The second type involves firearms. There are a lot of restrictions on the transfer of “normal” firearms, and there are even more on special items like Tommy guns. If you’re the executor, be sure to find out which regulations you have to follow.
What About Our Summer Cottage?
More and more families are setting up trusts or corporations to own and operate these properties.
Trusts. You can create a trust for the sole purpose of owning and operating the property. The trustee would be responsible for keeping the place up, paying taxes, insurance and other expenses, and making periodic reports to the family. It’s best to have an independent trustee, because naming an heir as trustee could result in additional family stresses.
The trustee will need some money to pay the bills. Ideally, your parents or their estate would fund the trust so the bills could be paid from investment earnings. More realistically, there may have to be regular assessments from the heirs, which could, of course, present all kinds of problems: What to do if one of you can’t or won’t pay? What if some of you get to use the property more often than the others do? Should the ones who use it more pay more?
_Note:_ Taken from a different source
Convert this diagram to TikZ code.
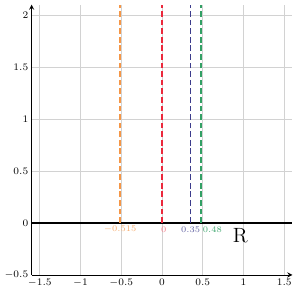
\documentclass[tikz,border=0pt]{standalone}
\usepackage{xcolor}
\definecolor{lineorange}{RGB}{245,150,70}
\definecolor{linered}{RGB}{235,40,60}
\definecolor{lineblue}{RGB}{60,60,140}
\definecolor{linegreen}{RGB}{50,160,100}
\tikzset{
  gridline/.style={gray!35, line width=0.5pt},
  rootline/.style={line width=1pt, dash pattern=on 4pt off 2pt},
  ticklab/.style={font=\scriptsize, inner sep=1pt},
  rootlab/.style={font=\fontsize{6}{7}\selectfont, inner sep=0.5pt}
}
\begin{document}
\begin{tikzpicture}[x=2cm, y=2.552cm]
    \useasboundingbox (-1.988,-0.731) rectangle (1.681,2.144);
    % grid
    \foreach \gx in {-1.5,-1,-0.5,0,0.5,1,1.5}
        \draw[gridline] (\gx,-0.5)--(\gx,2.1);
    \foreach \gy in {0,0.5,1,1.5,2}
        \draw[gridline] (-1.6,\gy)--(1.6,\gy);
    % axes
    \coordinate (xa) at (-1.6,-0.5);
    \coordinate (xb) at (1.6,-0.5);
    \coordinate (yb) at (-1.6,2.1);
    \draw[->, >=stealth, line width=0.6pt] (xa)--(xb);
    \draw[->, >=stealth, line width=0.6pt] (xa)--(yb);
    \foreach \gx/\lab in {-1.5/-1.5,-1/-1,-0.5/-0.5,0/0,0.5/0.5,1/1,1.5/1.5}
        \node[ticklab, below] (tx\lab) at (\gx,-0.52) {$\lab$};
    \foreach \gy/\lab in {-0.5/-0.5,0/0,0.5/0.5,1/1,1.5/1.5,2/2}
        \node[ticklab, left] (ty\lab) at (-1.62,\gy) {$\lab$};
    % real line
    \coordinate (ra) at (-1.6,0);
    \coordinate (rb) at (1.6,0);
    \draw[line width=1.1pt] (ra)--(rb);
    \node[font=\Large] (R) at (0.96,-0.12) {$\mathrm{R}$};
    % roots
    \foreach \rx/\rc/\nm in {-0.515/lineorange/a,0/linered/b,0.35/lineblue/c,0.48/linegreen/d}{
        \coordinate (bot\nm) at (\rx,0);
        \coordinate (top\nm) at (\rx,2.1);
        \draw[rootline, \rc] (bot\nm)--(top\nm);
    }
    \node[rootlab, text=lineorange!80] (la) at (-0.515,-0.065) {$-0.515$};
    \node[rootlab, text=linered!60] (lb) at (0.02,-0.065) {$0$};
    \node[rootlab, text=lineblue!80] (lc) at (0.35,-0.065) {$0.35$};
    \node[rootlab, text=linegreen!90, anchor=west] (ld) at (0.49,-0.065) {$0.48$};
\end{tikzpicture}
\end{document}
In some states, trusts enjoy perpetual existence, but in most, it’s less than that, commonly 99 years. This is generally an issue only if you’re trying to plan for multiple generations down the line. Planning for future generations also means that someone needs to fund the trust for future expenses.
Corporations and Similar Entities. The most common kind of entity for owning the family vacation property is the limited liability company (LLC), although sometimes corporations of various sorts could be preferable.
In a nutshell, your parents or their executor could set up the LLC. Each heir would receive some portion of the stock, signifying ownership. The board of governors would establish rules for the use of the property and withdrawal of shareholders or members, and also perform the same services a trustee would. In addition, the board would assess the shareholders to make sure the LLC had the money it needed beyond any initial funds your parents would have provided.
Under this approach, it is important to consider who should serve on the board of directors or governors. Should it be all of the heirs? Should it be only those who have an active interest in the property? Should it be the ones with the best aptitude for the job? The answer lies in the ability of whatever group is selected to be able to work together toward a consensus, versus being in constant contention with each other. If necessary, an “outsider” could be named to avoid deadlocks.
The rules could spell out what to do if some of the shareholders or members want to withdraw, e.g., let the other shareholders or members buy those shares at an independently appraised price. In addition, because these entities live until the members decide to end them, shareholders can easily pass their shares on to their children and grandchildren.
Other structures have their own advantages. For example, certain kinds of trusts could let your parents or some heirs use the property for the rest of their lives and still keep it out of their estate.
Finally, if the property is located in a state other than the one in which your parents live, it’s even more important to plan ahead to make sure the estate won’t have to be probated in more than one state.